The companion piece to the sugar refining chapter from Walter Ryff’s Confect Büchlein:
Of honey, how it is best recognised, prepared, purified or scummed, boiled properly and mixed with many things according to the apothecaries’ recipes.
Among the many wondrous creations and ample gifts of God which He has given us through His generosity, goodness, and fatherly will, the nature and way of the bees is not the least. Though they are very tiny animals, easily overlooked worms and flies (Würmlin und Mucken), they nonetheless give great profit to humans through honey and wax which serves for many necessity, but above all for medicine by which men are kept in good health, the sick are strengthened and enlivened, and their illnesses driven out. For that these small animals work a great and amazing miracle of God by collecting and assembling such sweetness of honey that falls to the herbs and fine-smelling flowers from heavenly dew is clearly evident.
Honey is of a warm and dry complexion in the second degree. The best kind, which is most suitable for using in medicine, is known thus: Namely that it is of strongly sweet scent, but slightly sharp and biting in flavour, not too thick in substance, nicely golden yellow in colour, transparent, clear and pure, and sticky and fatty to the touch. Honey purifies well due to the abovementioned sharpness within and without the body. It thus makes the belly go to stool and drives out and expels the urine mightily.
Honey is useful and good beyond all measure to elderly people who are of cold nature. That is why Democritus the great philosopher, when asked how humans should keep themselves and what things they should use if they wished to live many years in peace, replied: They should anoint the body with warming oil from the outside and with honey from within. But to those who are of hot complexion, honey is of no use. Rather it is harmful, for by the general rule of physicians it is known to change into gall or sharp, choleric moisture. Where honey if boiled by itself with no additions, it is even sharper, purges and nourishes the body more strongly, and is also more potent for external use to clean and fill out deep damage. Note further that springtime honey is the best, and following it summertime honey. Wintertime honey is least useful and most easily turned into choleric moisture and gall inside the body, especially in people who have hot stomachs. Honey removes all uncleanness and pollution from the body, keeps all things fresh and guards them from destruction. That is why it was the custom among the ancients in many places to embalm the bodies of the deceased with it. Similarly it is customary in our day to preserve small game of many kinds (mancherley Wildfang) fresh with honey, and many fruit, as is described in a separate part of this book or the Teutschen Apotecken. The Ancients also used honey, by certain experience, against miscarriages. If you take honey after having overindulged in wine, it will not allow it to rise up to harm the head and brain. Honey also restores lost appetite and desire for food in those who lost it due to an excess of phlegmatic moisture and damaging flows. Honey cuts through viscous phlegm and causes it to be expelled.
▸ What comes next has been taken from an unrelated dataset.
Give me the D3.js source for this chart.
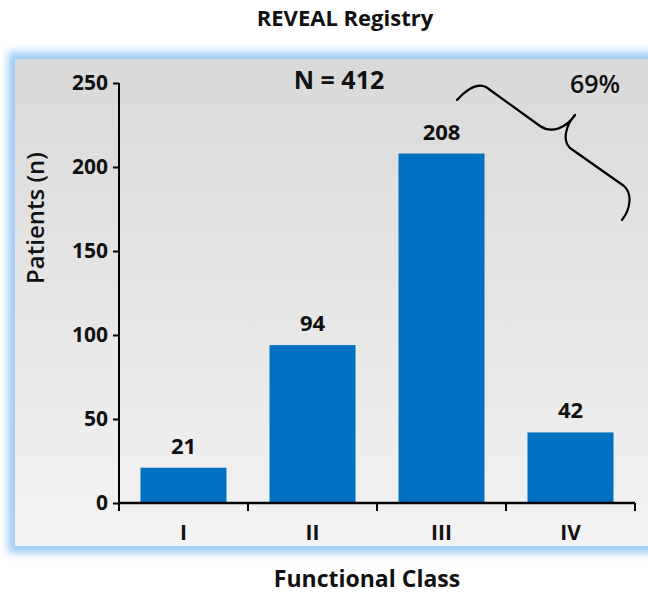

Also note a particular form of harm that humans encounter from honey, namely that all dishes prepared with it become hard to digest. Where it is not well digested, it causes a stopping of the liver and the spleen. Those who overuse honey also give rise to mange, lesions, and damage to the skin.
(…)
Note here that honey must always be scummed before it is used in any form of medicine or preservation. Do it thus: Take the honey which you selected by the abovementioned qualities, place it in a clean vessel, a copper pot or pan or the like, add half the quantity of water and let it boil well together over a coal fire or bright flames of dry wood that does not smell. Scum it continually until the water boils away. Strain this scummed and purified honey through a white woolen cloth and keep it for your use.
Note that they have fine white honey in several places. It can be used profitably in many of the following recipes as you will find explained sufficiently there.
There is not much to be added here. It is useful to know what the contemporary idea of good quality honey is, though we can rightly doubt this was always available. The purifying process is interesting, as is the fact that it was apparently done in large quantities for storage. I definitely look forward to finding out how Ryff envisions preserving game and fruit in honey and hope he actually describes this where he says he does.
Walter Ryff, a somewhat enigmatic figure, was a medical professional and incredibly prolific author in the mid-16th century. Many of his works on areas ranging from dietetics to obstetrics to architecture were very successful despite repeated accusations of plagiarism. His Confect Buch, dedicated to sweet confections both medicinal and culinary, was repreinted several times posthumously.